James Crosby – ASL 150 Year Salute

Biography

Upon graduating from the San Francisco Academy, James Crosby went on to study classical painting with Frank Mason, NA, at the Art Students League in New York City.  America’s foremost classical painter, Frank Mason, started Crosby on his extensive research of various unique mediums and techniques, which involve glazing and underpainting to achieve luminosity.  The work begins with strong monochromatic underpaintings of egg tempera emulsions and wax mediums.  Layered over these are up to eighty layers of glazes.  The prismatic effect created gives the illusion of looking into the surface as though through a glass.  Thus, the artist achieves transparency, luminosity, and prismatic quality as unique as the Southwest landscape, which is his subject.

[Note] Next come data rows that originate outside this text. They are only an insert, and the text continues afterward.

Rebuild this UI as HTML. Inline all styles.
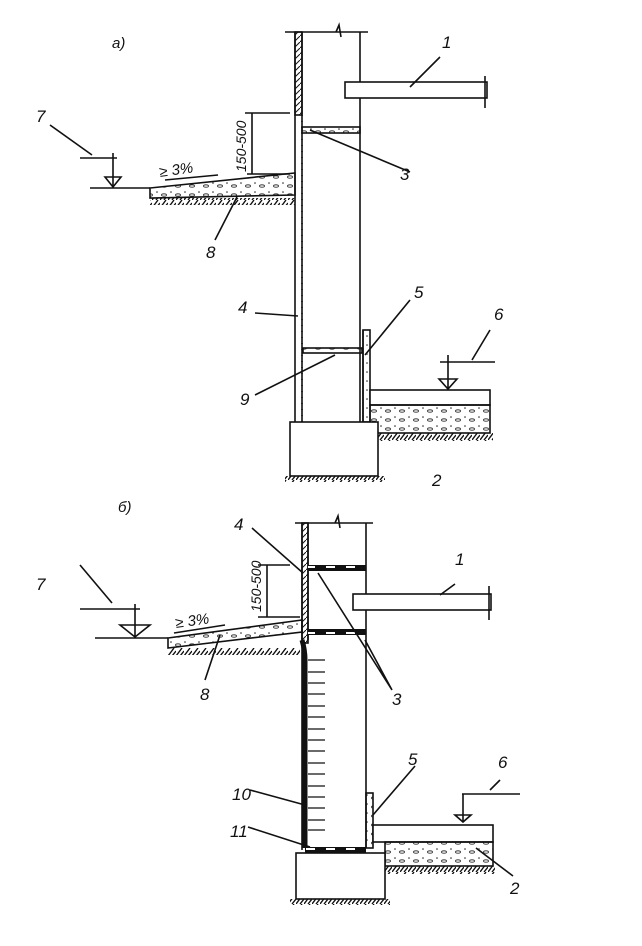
<!DOCTYPE html>
<html><head><meta charset="utf-8"><style>
html,body{margin:0;padding:0;background:#fff}
svg{display:block}
text{font-family:"Liberation Sans",sans-serif;font-style:italic;fill:#111}
</style></head><body>
<svg width="642" height="946" viewBox="0 0 642 946" xmlns="http://www.w3.org/2000/svg">
<defs>
<pattern id="gh" width="8" height="8" patternUnits="userSpaceOnUse"><path d="M0 8 L6 0 M4 8 L8 3" stroke="#111" stroke-width="1.4"/></pattern>
<pattern id="hh" width="6" height="6" patternUnits="userSpaceOnUse"><path d="M0 6 L6 0" stroke="#111" stroke-width="1"/></pattern>
<pattern id="dots" width="14" height="9" patternUnits="userSpaceOnUse"><circle cx="3" cy="3" r="0.8" fill="#222"/><ellipse cx="10" cy="6" rx="2.5" ry="1.2" fill="none" stroke="#222" stroke-width="0.8"/></pattern>
<pattern id="dash" width="20" height="6" patternUnits="userSpaceOnUse"><rect width="20" height="6" fill="#111"/><rect x="6" y="2" width="9" height="2" fill="#fff"/></pattern>
</defs>
<g fill="none" stroke="#111" stroke-width="1.6">
<!-- ===== a) ===== -->
<text x="112" y="48" font-size="15" stroke="none" font-style="normal">a)</text>
<path d="M285 32 H368 M336 32 l3 -7 l2 12"/>
<rect x="295" y="32" width="7" height="83" fill="url(#hh)"/>
<path d="M295 32 V422 M302 32 V422 M360 32 V422 M363 330 V422"/>
<path d="M302 115 V422" stroke-dasharray="1 5"/>
<rect x="345" y="82" width="142" height="16" fill="#fff"/>
<path d="M485 76 V108"/>
<rect x="302" y="127" width="58" height="6" fill="url(#dots)"/>
<path d="M252 113 V174 M245 113 H290 M247 174 H290"/>
<text x="0" y="0" font-size="14" stroke="none" transform="translate(246,172) rotate(-90)">150-500</text>
<text x="160" y="177" font-size="15" stroke="none" transform="rotate(-8 160 177)">≥ 3%</text>
<path d="M165 180 L218 175"/>
<path d="M150 188 L295 173 V195 L150 198 Z" fill="url(#dots)"/>
<rect x="150" y="198" width="145" height="7" fill="url(#gh)" stroke="none"/>
<path d="M90 188 H150 M80 158 H117 M113 153 V187 M105 177 H121 L113 187 Z"/>
<path d="M50 125 L92 155 M215 240 L237 197 M410 172 L310 130 M440 57 L410 87 M255 313 L298 316 M410 300 L365 355 M255 395 L335 355 M490 330 L472 360"/>
<text x="36" y="122" font-size="17" stroke="none">7</text>
<text x="206" y="258" font-size="17" stroke="none">8</text>
<text x="400" y="180" font-size="17" stroke="none">3</text>
<text x="442" y="48" font-size="17" stroke="none">1</text>
<text x="238" y="313" font-size="17" stroke="none">4</text>
<text x="414" y="298" font-size="17" stroke="none">5</text>
<text x="240" y="405" font-size="17" stroke="none">9</text>
<text x="494" y="320" font-size="17" stroke="none">6</text>
<text x="432" y="486" font-size="17" stroke="none">2</text>
<rect x="303" y="348" width="59" height="5" fill="url(#dots)"/>
<rect x="363" y="330" width="7" height="92" fill="url(#dots)"/>
<path d="M440 362 H495 M448 355 V390 M439 379 H457 L448 389 Z"/>
<rect x="370" y="390" width="120" height="15" fill="#fff"/>
<rect x="370" y="405" width="120" height="28" fill="url(#dots)"/>
<rect x="378" y="433" width="115" height="8" fill="url(#gh)" stroke="none"/>
<rect x="290" y="422" width="88" height="54" fill="#fff"/>
<rect x="285" y="476" width="100" height="6" fill="url(#gh)" stroke="none"/>
<!-- ===== б) ===== -->
<text x="118" y="512" font-size="15" stroke="none" font-style="normal">б)</text>
<path d="M295 523 H373 M335 523 l3 -7 l2 12"/>
<rect x="302" y="523" width="6" height="120" fill="url(#hh)"/>
<path d="M302 523 V850 M308 523 V640 M366 523 V848"/>
<rect x="308" y="565" width="58" height="6" fill="url(#dash)" stroke="none"/>
<rect x="308" y="629" width="58" height="6" fill="url(#dash)" stroke="none"/>
<rect x="353" y="594" width="138" height="16" fill="#fff"/>
<path d="M489 586 V620"/>
<path d="M267 565 V617 M258 565 H290 M258 617 H300"/>
<text x="0" y="0" font-size="14" stroke="none" transform="translate(261,612) rotate(-90)">150-500</text>
<text x="176" y="628" font-size="15" stroke="none" transform="rotate(-8 176 628)">≥ 3%</text>
<path d="M174 633 L225 625"/>
<path d="M168 638 L302 620 V632 L168 648 Z" fill="url(#dots)"/>
<rect x="168" y="648" width="132" height="7" fill="url(#gh)" stroke="none"/>
<path d="M95 638 H168 M80 609 H140 M135 604 V637 M120 625 H150 L135 637 Z"/>
<path d="M302 640 Q305 650 305 660 V848" stroke-width="5"/>
<g stroke-width="1.2"><path d="M308 660 H325 M308 672 H325 M308 683 H325 M308 694 H325 M308 706 H325 M308 717 H325 M308 729 H325 M308 740 H325 M308 751 H325 M308 763 H325 M308 774 H325 M308 786 H325 M308 797 H325 M308 808 H325 M308 820 H325 M308 830 H325"/></g>
<rect x="305" y="847" width="61" height="6" fill="url(#dash)" stroke="none"/>
<rect x="366" y="793" width="7" height="55" fill="url(#dots)"/>
<path d="M80 565 L112 603 M220 635 L205 680 M252 528 L303 573 M392 690 L318 573 M392 690 L365 640 M440 595 L455 584 M250 790 L305 805 M248 827 L310 847 M415 766 L373 815 M490 790 L500 780 M476 848 L513 876"/>
<text x="36" y="590" font-size="17" stroke="none">7</text>
<text x="200" y="700" font-size="17" stroke="none">8</text>
<text x="392" y="705" font-size="17" stroke="none">3</text>
<text x="455" y="565" font-size="17" stroke="none">1</text>
<text x="234" y="530" font-size="17" stroke="none">4</text>
<text x="408" y="765" font-size="17" stroke="none">5</text>
<text x="232" y="800" font-size="17" stroke="none">10</text>
<text x="230" y="837" font-size="17" stroke="none">11</text>
<text x="498" y="768" font-size="17" stroke="none">6</text>
<text x="510" y="894" font-size="17" stroke="none">2</text>
<path d="M462 794 H520 M463 794 V822 M455 815 H471 L463 822 Z"/>
<rect x="373" y="825" width="120" height="17" fill="#fff"/>
<rect x="385" y="842" width="108" height="24" fill="url(#dots)"/>
<rect x="385" y="866" width="110" height="8" fill="url(#gh)" stroke="none"/>
<rect x="296" y="853" width="89" height="46" fill="#fff"/>
<rect x="290" y="899" width="100" height="6" fill="url(#gh)" stroke="none"/>
</g>
</svg>
</body></html>
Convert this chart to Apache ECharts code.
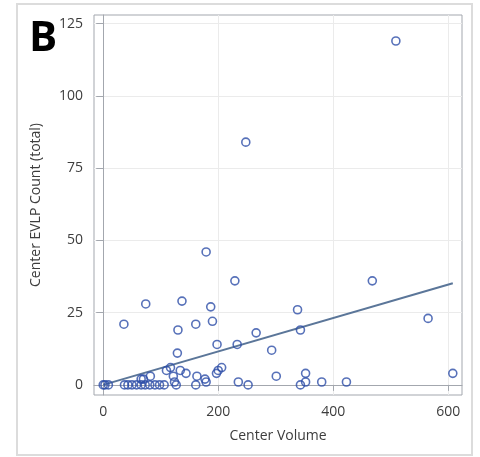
<!DOCTYPE html>
<html>
<head>
<meta charset="utf-8">
<script src="https://cdn.jsdelivr.net/npm/echarts@6/dist/echarts.min.js"></script>
<style>
html,body{margin:0;padding:0;background:#fff;}
#chart{width:480px;height:457px;}
</style>
</head>
<body>
<div id="chart"></div>
<script>
// Data
var centerVolume = [0, 3, 9, 37, 43, 50, 58, 66, 73, 81, 90, 98, 106, 127, 161, 252, 343,
  66, 70, 82, 110, 117, 122, 124, 134, 144, 130, 129, 137, 74, 36, 161, 163,
  177, 179, 197, 200, 206, 179, 187, 190, 198, 229, 233, 235, 248, 266, 293, 301,
  338, 343, 352, 352, 380, 423, 468, 509, 565, 608];
var evlpCount = [0, 0, 0, 0, 0, 0, 0, 0, 0, 0, 0, 0, 0, 0, 0, 0, 0,
  2, 2, 3, 5, 6, 3, 1, 5, 4, 19, 11, 29, 28, 21, 21, 3,
  2, 1, 4, 5, 6, 46, 27, 22, 14, 36, 14, 1, 84, 18, 12, 3,
  26, 19, 4, 1, 1, 1, 36, 119, 23, 4];
var trendX = [0, 608];
var trendY = [0, 35.2];
var xTicks = [0, 200, 400, 600];
var yTicks = [0, 25, 50, 75, 100, 125];

var points = centerVolume.map(function (v, i) { return [v, evlpCount[i]]; });
var trend = trendX.map(function (v, i) { return [v, trendY[i]]; });

var labelFont = {color: '#3d3d3d', fontSize: 14, fontFamily: 'Open Sans'};

var chart = echarts.init(document.getElementById('chart'), null, {renderer: 'canvas'});
chart.setOption({
  animation: false,
  backgroundColor: '#fff',
  grid: {left: 94, right: 18, top: 15, bottom: 62, show: true, borderColor: '#a3a7ae', borderWidth: 1, containLabel: false},
  graphic: [
    {type: 'rect', shape: {x: 17, y: 4, width: 455, height: 451}, style: {fill: 'none', stroke: '#dcdcdc', lineWidth: 2}, z: -1},
    {type: 'text', left: 29, top: 18, style: {text: 'B', font: 'bold 42px "Open Sans"', fill: '#000'}}
  ],
  xAxis: {
    type: 'value', min: -16, max: 624,
    name: 'Center Volume', nameLocation: 'middle', nameGap: 34,
    nameTextStyle: {color: '#3d3d3d', fontSize: 14, fontFamily: 'Open Sans'},
    axisLine: {show: true, lineStyle: {color: '#a3a7ae'}},
    axisTick: {show: true, length: 6, customValues: xTicks, lineStyle: {color: '#a3a7ae'}},
    axisLabel: Object.assign({margin: 10, customValues: xTicks}, labelFont),
    splitLine: {show: true, lineStyle: {color: '#ebebeb', width: 1}}
  },
  yAxis: {
    type: 'value', min: -3.5, max: 128,
    name: 'Center EVLP Count (total)', nameLocation: 'middle', nameGap: 51,
    nameTextStyle: {color: '#3d3d3d', fontSize: 14, fontFamily: 'Open Sans'},
    axisLine: {show: true, lineStyle: {color: '#a3a7ae'}},
    axisTick: {show: true, length: 7, customValues: yTicks, lineStyle: {color: '#a3a7ae'}},
    axisLabel: Object.assign({margin: 11, customValues: yTicks}, labelFont),
    splitLine: {show: true, lineStyle: {color: '#ebebeb', width: 1}}
  },
  series: [
    {
      type: 'scatter', data: points, symbol: 'circle', symbolSize: 8,
      itemStyle: {color: 'rgba(255,255,255,0)', borderColor: '#2d4ea8', borderWidth: 1.6},
      z: 3
    },
    {
      type: 'line', data: trend, symbol: 'none', silent: true,
      lineStyle: {color: '#5b7699', width: 2}, z: 2
    }
  ]
});
</script>
</body>
</html>
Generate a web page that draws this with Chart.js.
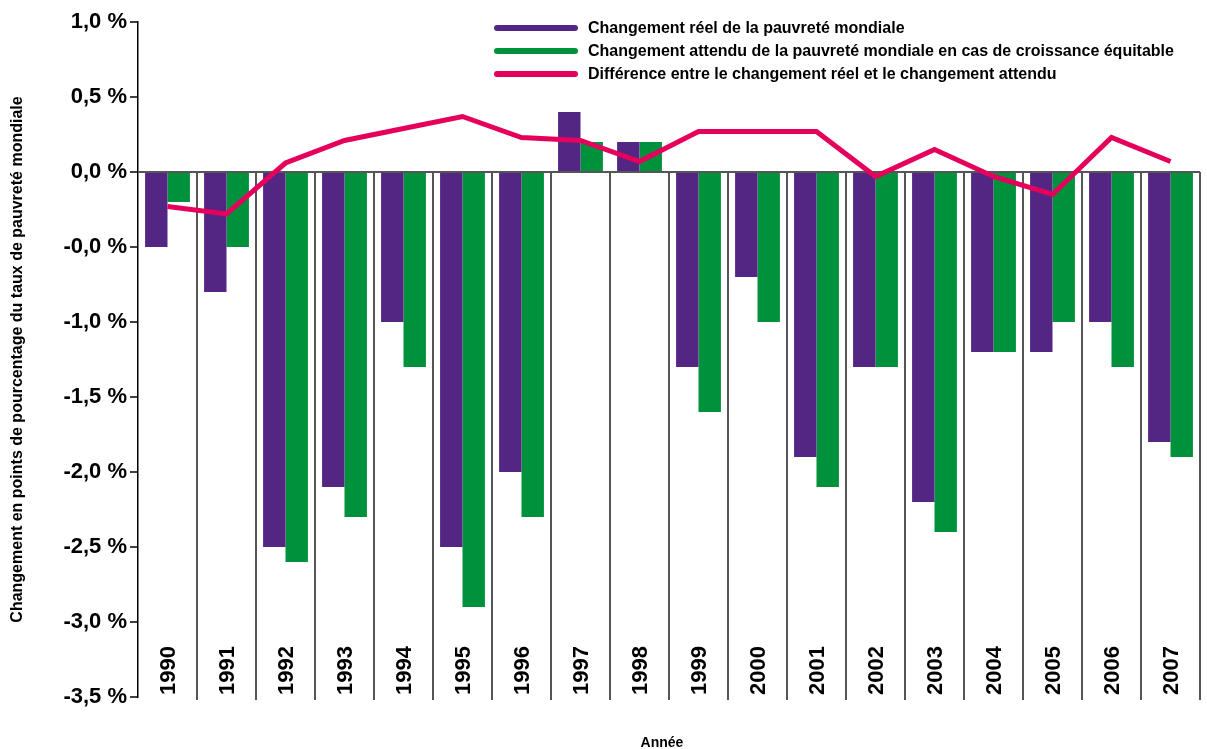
<!DOCTYPE html>
<html>
<head>
<meta charset="utf-8">
<script src="https://cdn.jsdelivr.net/npm/chart.js@4"></script>
<style>
  html, body { margin: 0; padding: 0; background: #fff; }
  #wrap { width: 1207px; height: 749px; }
</style>
</head>
<body>
<div id="wrap"><canvas id="graphique"></canvas></div>
<script>
const annees = ['1990', '1991', '1992', '1993', '1994', '1995', '1996', '1997', '1998',
    '1999', '2000', '2001', '2002', '2003', '2004', '2005', '2006', '2007'];
const changementReel = [-0.5, -0.8, -2.5, -2.1, -1.0, -2.5, -2.0, 0.4, 0.2,
    -1.3, -0.7, -1.9, -1.3, -2.2, -1.2, -1.2, -1.0, -1.8];
const changementAttendu = [-0.2, -0.5, -2.6, -2.3, -1.3, -2.9, -2.3, 0.2, 0.2,
    -1.6, -1.0, -2.1, -1.3, -2.4, -1.2, -1.0, -1.3, -1.9];
const difference = [-0.23, -0.28, 0.06, 0.21, 0.29, 0.37, 0.23, 0.21, 0.07,
    0.27, 0.27, 0.27, -0.03, 0.15, -0.03, -0.15, 0.23, 0.07];
const valeursTicks = [-3.5, -3.0, -2.5, -2.0, -1.5, -1.0, -0.5, 0.0, 0.5, 1.0];
const libellesTicks = ['-3,5 %', '-3,0 %', '-2,5 %', '-2,0 %', '-1,5 %', '-1,0 %', '-0,0 %', '0,0 %', '0,5 %', '1,0 %'];

const violet = '#532683';
const vert = '#00913d';
const rose = '#e4005b';
const police = '"Liberation Sans", Arial, sans-serif';

// separateurs verticaux, annees dans le graphique, legende et titre "Année"
const decorations = {
    id: 'decorations',
    beforeDatasetsDraw(chart) {
        const ctx = chart.ctx;
        const x = chart.scales.x;
        const y = chart.scales.y;
        const zero = y.getPixelForValue(0);
        const bas = chart.chartArea.bottom + 3;
        const pas = x.getPixelForValue(1) - x.getPixelForValue(0);
        ctx.save();
        ctx.strokeStyle = '#555';
        ctx.lineWidth = 2;
        for (let i = 1; i <= annees.length; i++) {
            const px = Math.round(x.getPixelForValue(i) - pas / 2);
            ctx.beginPath();
            ctx.moveTo(px, zero);
            ctx.lineTo(px, bas);
            ctx.stroke();
        }
        ctx.restore();
    },
    afterDraw(chart) {
        const ctx = chart.ctx;
        const x = chart.scales.x;
        const bas = chart.chartArea.bottom;
        ctx.save();
        ctx.fillStyle = '#000';
        ctx.font = 'bold 22px ' + police;
        ctx.textAlign = 'left';
        ctx.textBaseline = 'middle';
        annees.forEach(function (a, i) {
            ctx.save();
            ctx.translate(x.getPixelForValue(i), bas - 2);
            ctx.rotate(-Math.PI / 2);
            ctx.fillText(a, 0, 1);
            ctx.restore();
        });

        ctx.font = 'bold 14px ' + police;
        ctx.textAlign = 'center';
        ctx.fillText('Année', 662, 743);

        ctx.font = 'bold 16px ' + police;
        ctx.textAlign = 'left';
        ctx.lineCap = 'round';
        ctx.lineWidth = 6;
        chart.data.datasets.forEach(function (ds, i) {
            const ly = 28 + i * 23;
            ctx.strokeStyle = ds.couleurLegende;
            ctx.beginPath();
            ctx.moveTo(497, ly);
            ctx.lineTo(575, ly);
            ctx.stroke();
            ctx.fillStyle = '#000';
            ctx.fillText(ds.label, 588, ly + 1);
        });
        ctx.restore();
    }
};

new Chart(document.getElementById('graphique'), {
    type: 'bar',
    data: {
        labels: annees,
        datasets: [
            {
                label: 'Changement réel de la pauvreté mondiale',
                data: changementReel,
                backgroundColor: violet,
                couleurLegende: violet,
                order: 1
            },
            {
                label: 'Changement attendu de la pauvreté mondiale en cas de croissance équitable',
                data: changementAttendu,
                backgroundColor: vert,
                couleurLegende: vert,
                order: 2
            },
            {
                type: 'line',
                label: 'Différence entre le changement réel et le changement attendu',
                data: difference,
                borderColor: rose,
                couleurLegende: rose,
                borderWidth: 5,
                pointRadius: 0,
                tension: 0,
                borderJoinStyle: 'miter',
                order: 0
            }
        ]
    },
    options: {
        responsive: true,
        maintainAspectRatio: false,
        animation: false,
        categoryPercentage: 0.76,
        barPercentage: 1,
        layout: { padding: { top: 22, right: 7, bottom: 52, left: 0 } },
        plugins: {
            legend: { display: false },
            tooltip: { enabled: false }
        },
        scales: {
            x: {
                display: false,
                offset: true
            },
            y: {
                min: -3.5,
                max: 1.0,
                afterBuildTicks: function (axis) {
                    axis.ticks = valeursTicks.map(v => ({ value: v }));
                },
                afterFit: function (axis) {
                    axis.width = 138;
                },
                border: { display: true, color: '#000', width: 1.5 },
                grid: {
                    drawOnChartArea: true,
                    color: c => (c.tick && c.tick.value === 0) ? '#555' : 'rgba(0,0,0,0)',
                    lineWidth: 2,
                    tickColor: '#000',
                    tickLength: 8,
                    tickWidth: 1.5
                },
                ticks: {
                    color: '#000',
                    padding: 3,
                    font: { family: police, size: 22, weight: 'bold' },
                    callback: function (v) {
                        const i = valeursTicks.indexOf(v);
                        return i >= 0 ? libellesTicks[i] : '';
                    }
                },
                title: {
                    display: true,
                    text: 'Changement en points de pourcentage du taux de pauvreté mondiale',
                    color: '#000',
                    font: { family: police, size: 16, weight: 'bold' },
                    padding: { top: 8, bottom: 0 }
                }
            }
        }
    },
    plugins: [decorations]
});
</script>
</body>
</html>
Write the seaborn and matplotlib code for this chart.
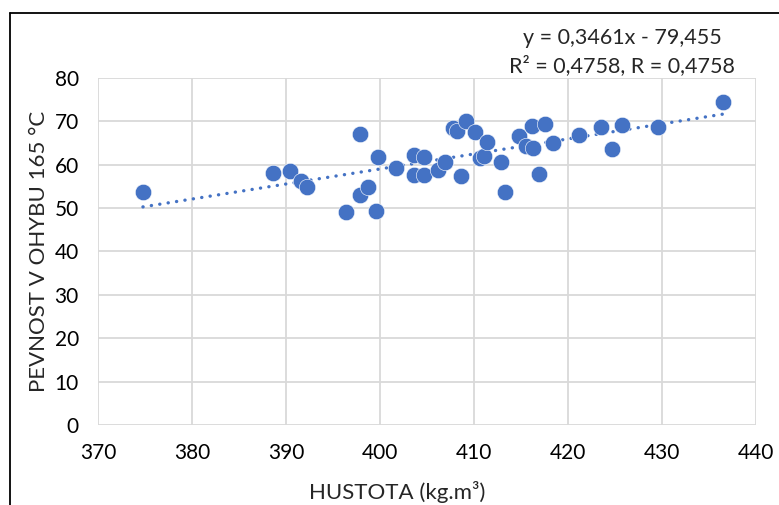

Tough the work comes out of the Italian Renaissance and European tradition of such painters as Friedrich and Turner, it is essentially American in character, the predominant influence being painters of the Hudson River School, such as Fredrich Church, Homer Dodge Martin, and Martin Johnson Heade as well as the Tonalists Ralph Blakelock, A.P. Ryder, and George Innes.  Like numerous artists in this and the last century, such as John Marin, Alfred Bierstadt, Georgia O’Keeffe, and the Taos painters, James Crosby has come West because he finds the Southwest landscape well-suited to his technique and expression.  Economizing on detail, he focuses more on the massing [of forms] and contours as well as the all-pervasive light inherent in the Southwest landscape.  As Crosby has said, “I feel the mystery is everywhere.  The colors are unlike any others anywhere, and I feel as if I am in a giant prism.”